Everyone who works for the school or district should be able to respond to three fundamental questions without hesitation: 1) What are equitable student outcomes? 2) Why are they important? and 3) What are we doing to become better at achieving them? Actually, every medium of communication to stakeholders should speak to these items frequently. When conducting equity work, there is no such thing as too much communication on these three questions, but there are potentially major problems with too little.
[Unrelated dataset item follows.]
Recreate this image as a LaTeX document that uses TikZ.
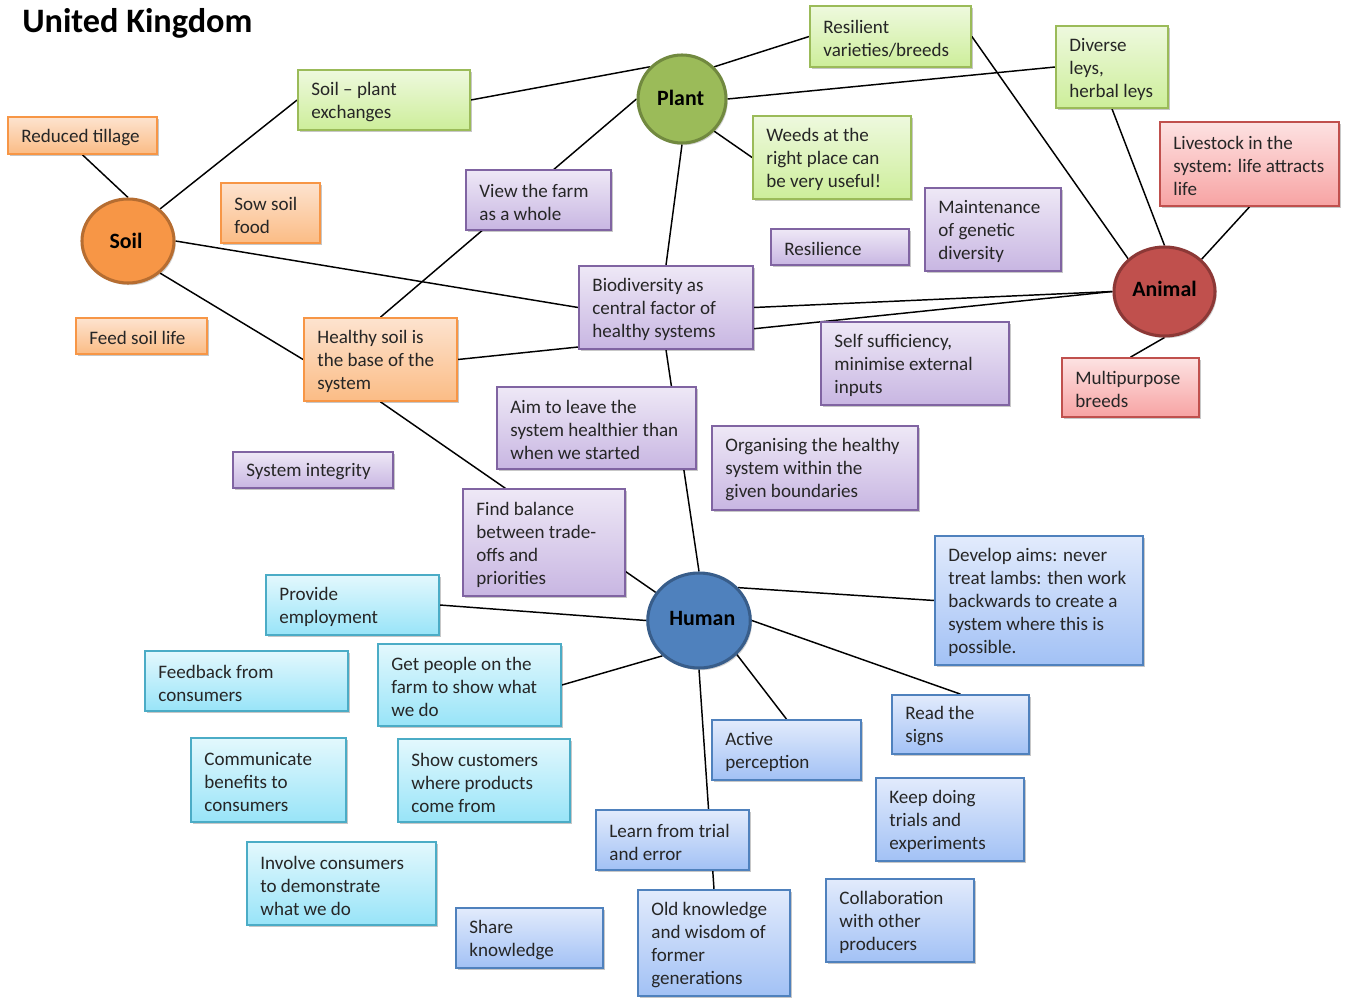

5. Consistently build common background knowledge, common vocabulary, and cultural competency. Staff must understand the reasons for reimagining policies and practices and the rationale for the strategies being undertaken. People fear what they do not understand, so reduce fears by actively addressing concerns and explaining the “why.” Carve out time to build cultural competency with all staff and do so in a variety of ways. Villavicencio and colleagues (2022) suggest that developing racial consciousness requires “repeated exposure in different modalities to truly change perceptions and beliefs.”(Villavicencio, Klevan, Conlin, & Hill, 2022) Embed discussions on equity into conversations about improving student outcomes. Discussions on educational equity can happen anytime during school life—in grade-level team meetings, content-area meetings, special education meetings, meetings about parent involvement, etc.—because the work of equitable student outcomes is integral to education. Being an equitable educator should be the norm, not the exception.
Ensure that communication with both certificated and classified staff is consistent and clear. Open school meetings to any classified staff who choose to attend them. Provide school updates to all district personnel, sharing relevant data, so they are equally aware of school equity goals and, most important, how those goals are furthering positive outcomes for all students. Remind people often that equitable educational outcomes are a work in progress.
The necessity of clear, consistent, and transparent communication cannot be overstated. Without adequate background knowledge, understanding of terms, or critical consciousness, staff can get sucked into misinformation about equity that is inaccurate or incomplete. Equip them to understand and discuss the benefits of equity work in schools and to represent that work to others with authenticity and confidence. Most will be pleased to know you trust them to do so.
These recommendations are a starting place for designing your approach to furthering equity in your school, despite the potential for conflict. Filter all recommendations, however, through the context in which you are operating. You need to have a thorough understanding of the power relationships within your school, district, or community—the sociopolitical climate and who historically has wielded power—because resistance can potentially come from any constituent or group. Power, as an essential element of racism, has often served to maintain the status quo and disrupt change efforts. Its influence cannot be ignored.
There are no neutral parties in the movement for educational equity. You are either working to dismantle practices that perpetuate inequity, or you are upholding them through inaction. In this current climate, in which hostility, socially accepted incivility, and litigious threats are hurled like food in a cafeteria fight, we may lack the political capital to stop the attacks being waged over our heads. But we need not allow children to take the hits. We can use our positions, our privilege, and our voices to examine and eliminate any school practices that reproduce inequity for children.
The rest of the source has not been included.